§ What you have to do
Without the pictures, return all of the material exactly as written.

§ Given information
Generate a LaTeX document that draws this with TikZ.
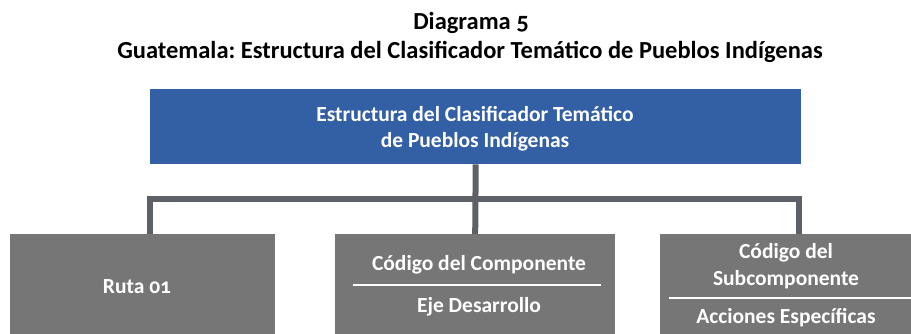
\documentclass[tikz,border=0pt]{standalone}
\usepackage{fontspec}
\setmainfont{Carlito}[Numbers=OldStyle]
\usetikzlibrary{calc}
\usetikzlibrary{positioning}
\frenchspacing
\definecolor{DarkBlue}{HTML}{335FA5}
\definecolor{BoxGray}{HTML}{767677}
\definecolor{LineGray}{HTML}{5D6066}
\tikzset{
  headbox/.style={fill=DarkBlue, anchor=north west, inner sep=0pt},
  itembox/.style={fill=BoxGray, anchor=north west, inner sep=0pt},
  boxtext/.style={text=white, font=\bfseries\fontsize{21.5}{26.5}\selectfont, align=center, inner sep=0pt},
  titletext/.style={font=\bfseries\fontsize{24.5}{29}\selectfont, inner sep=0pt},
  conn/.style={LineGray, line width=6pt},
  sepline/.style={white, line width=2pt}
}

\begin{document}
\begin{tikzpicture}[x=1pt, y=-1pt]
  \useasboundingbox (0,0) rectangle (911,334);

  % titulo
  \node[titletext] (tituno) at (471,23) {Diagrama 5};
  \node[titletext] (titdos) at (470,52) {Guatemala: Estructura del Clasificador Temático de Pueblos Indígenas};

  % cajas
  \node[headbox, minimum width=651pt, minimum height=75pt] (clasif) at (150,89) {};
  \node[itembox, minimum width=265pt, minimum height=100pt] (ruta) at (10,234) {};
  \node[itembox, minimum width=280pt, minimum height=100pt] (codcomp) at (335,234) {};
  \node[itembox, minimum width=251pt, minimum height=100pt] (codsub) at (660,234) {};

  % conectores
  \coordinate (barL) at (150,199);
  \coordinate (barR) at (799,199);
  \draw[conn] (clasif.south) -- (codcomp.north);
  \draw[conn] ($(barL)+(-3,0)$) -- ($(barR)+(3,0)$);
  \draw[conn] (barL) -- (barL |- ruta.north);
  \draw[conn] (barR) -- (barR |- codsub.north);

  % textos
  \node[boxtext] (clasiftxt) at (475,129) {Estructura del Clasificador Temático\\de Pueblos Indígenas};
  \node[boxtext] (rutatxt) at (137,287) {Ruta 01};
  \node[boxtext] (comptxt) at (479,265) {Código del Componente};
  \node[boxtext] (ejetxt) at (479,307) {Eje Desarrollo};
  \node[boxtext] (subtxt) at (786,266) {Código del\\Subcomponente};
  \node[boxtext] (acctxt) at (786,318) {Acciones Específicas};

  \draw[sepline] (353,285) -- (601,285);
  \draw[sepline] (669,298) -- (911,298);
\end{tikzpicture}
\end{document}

§ Correct response
Generate a LaTeX document that draws this with TikZ.
\documentclass[tikz,border=0pt]{standalone}
\usepackage{fontspec}
\setmainfont{Carlito}[Numbers=OldStyle]
\usetikzlibrary{calc}
\usetikzlibrary{positioning}
\frenchspacing
\definecolor{DarkBlue}{HTML}{335FA5}
\definecolor{BoxGray}{HTML}{767677}
\definecolor{LineGray}{HTML}{5D6066}
\tikzset{
  headbox/.style={fill=DarkBlue, anchor=north west, inner sep=0pt},
  itembox/.style={fill=BoxGray, anchor=north west, inner sep=0pt},
  boxtext/.style={text=white, font=\bfseries\fontsize{21.5}{26.5}\selectfont, align=center, inner sep=0pt},
  titletext/.style={font=\bfseries\fontsize{24.5}{29}\selectfont, inner sep=0pt},
  conn/.style={LineGray, line width=6pt},
  sepline/.style={white, line width=2pt}
}

\begin{document}
\begin{tikzpicture}[x=1pt, y=-1pt]
  \useasboundingbox (0,0) rectangle (911,334);

  % titulo
  \node[titletext] (tituno) at (471,23) {Diagrama 5};
  \node[titletext] (titdos) at (470,52) {Guatemala: Estructura del Clasificador Temático de Pueblos Indígenas};

  % cajas
  \node[headbox, minimum width=651pt, minimum height=75pt] (clasif) at (150,89) {};
  \node[itembox, minimum width=265pt, minimum height=100pt] (ruta) at (10,234) {};
  \node[itembox, minimum width=280pt, minimum height=100pt] (codcomp) at (335,234) {};
  \node[itembox, minimum width=251pt, minimum height=100pt] (codsub) at (660,234) {};

  % conectores
  \coordinate (barL) at (150,199);
  \coordinate (barR) at (799,199);
  \draw[conn] (clasif.south) -- (codcomp.north);
  \draw[conn] ($(barL)+(-3,0)$) -- ($(barR)+(3,0)$);
  \draw[conn] (barL) -- (barL |- ruta.north);
  \draw[conn] (barR) -- (barR |- codsub.north);

  % textos
  \node[boxtext] (clasiftxt) at (475,129) {Estructura del Clasificador Temático\\de Pueblos Indígenas};
  \node[boxtext] (rutatxt) at (137,287) {Ruta 01};
  \node[boxtext] (comptxt) at (479,265) {Código del Componente};
  \node[boxtext] (ejetxt) at (479,307) {Eje Desarrollo};
  \node[boxtext] (subtxt) at (786,266) {Código del\\Subcomponente};
  \node[boxtext] (acctxt) at (786,318) {Acciones Específicas};

  \draw[sepline] (353,285) -- (601,285);
  \draw[sepline] (669,298) -- (911,298);
\end{tikzpicture}
\end{document}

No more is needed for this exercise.